Keystone fails to cite any authority suggesting that Ford must name as a party the third party directly infringing Ford's mark. Keystone also fails to present any argument as to why that third party is an indispensible party pursuant to Rule 19. "The burden is on the party raising the defense [of failure to join an indispensable party] to show that the person or entity who was not joined is needed for a just adjudication." CHARLES ALAN WRIGHT, ARTHUR R. MILLER EDWARD H. COOPER, FEDERAL PRACTICE AND PROCEDURE 3d § 1609, p. 129-30 (cases cited therein).

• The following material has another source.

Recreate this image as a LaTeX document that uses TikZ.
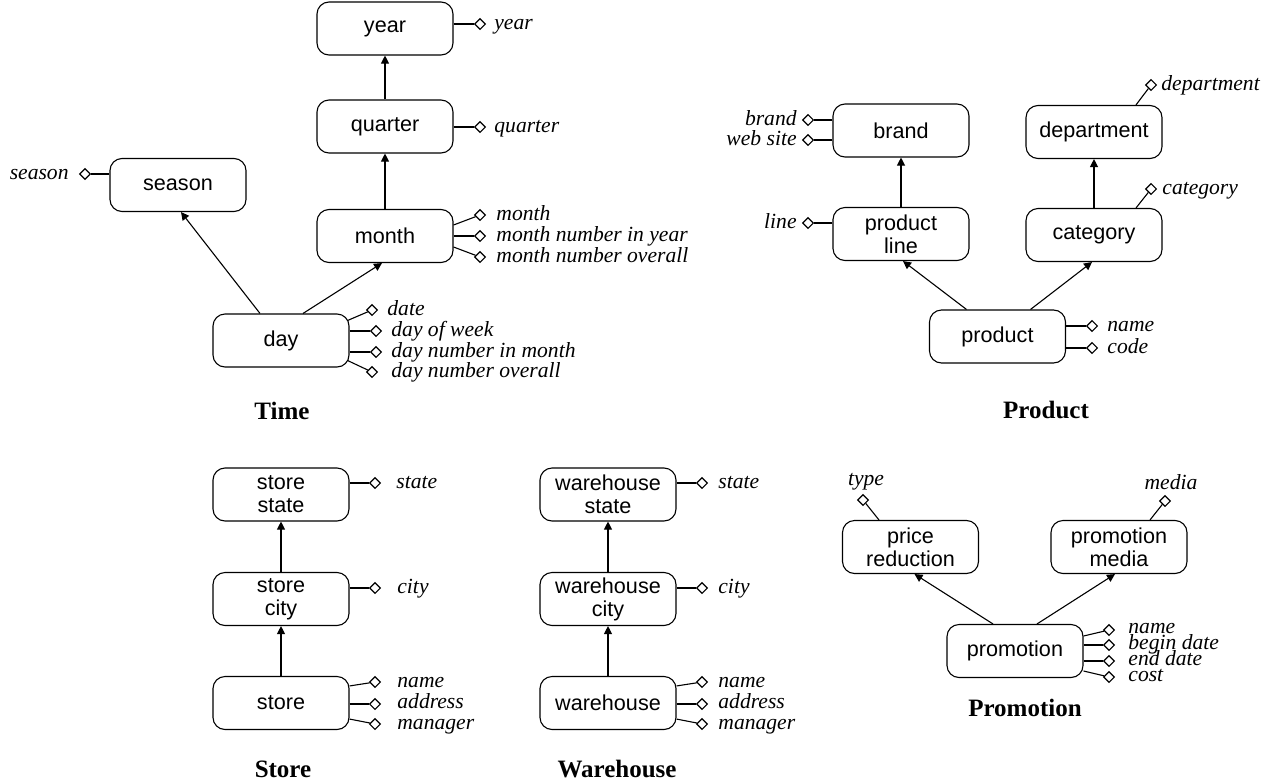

E. Unfair Competition (Count 5)
Keystone contends that Ford's unfair competition claim is a "throw away," although the Court is at a loss to understand the basis for Keystone's statement as Ford alleges actions by Keystone which would constitute unfair competition. As the Sixth Circuit has explained, unfair competition may include, inter alia, infringement of trademarks and service marks, dilution of good will in trademarks, and false representations and false advertising. Parameter Driven Software, Inc. v. Massachusetts Bay Ins. Co., 25 F.3d 332, 336-37 (6th Cir. 1994). In short, the practices made illegal under Section 1125 of the Lanham Act constitute unfair competition. See Sovereign Order of Saint John of Jerusalem, Inc. v. Grady, 119 F.3d 1236, 1242 (6th Cir. 1997) (explaining that Section 1125 "makes illegal a broad array of rather amorphous practices that are commonly arranged under the loose rubric of 'unfair competition.'") As Ford sufficiently alleges violations of Section 1125 to satisfy Rules 8(a) and 12(b)(6), the Court concludes that its unfair competition also should not be dismissed.
V. Conclusion
For the reasons stated above, the Court concludes that Ford's complaint satisfies the pleading requirements of Rule 8. Ford's allegations are sufficient to put Keystone on notice as to what Ford is claiming and the facts on which Ford is relying to support its claims. The Court further holds that Ford has alleged facts, which if true, support its claims for trademark infringement, trademark dilution, false designation of origin, contributory infringement, and unfair competition.
Accordingly,
IT IS ORDERED, that Keystone's motion to dismiss or, in the alternative, to order Ford to add an indispensible party and provide a more definite statement is DENIED.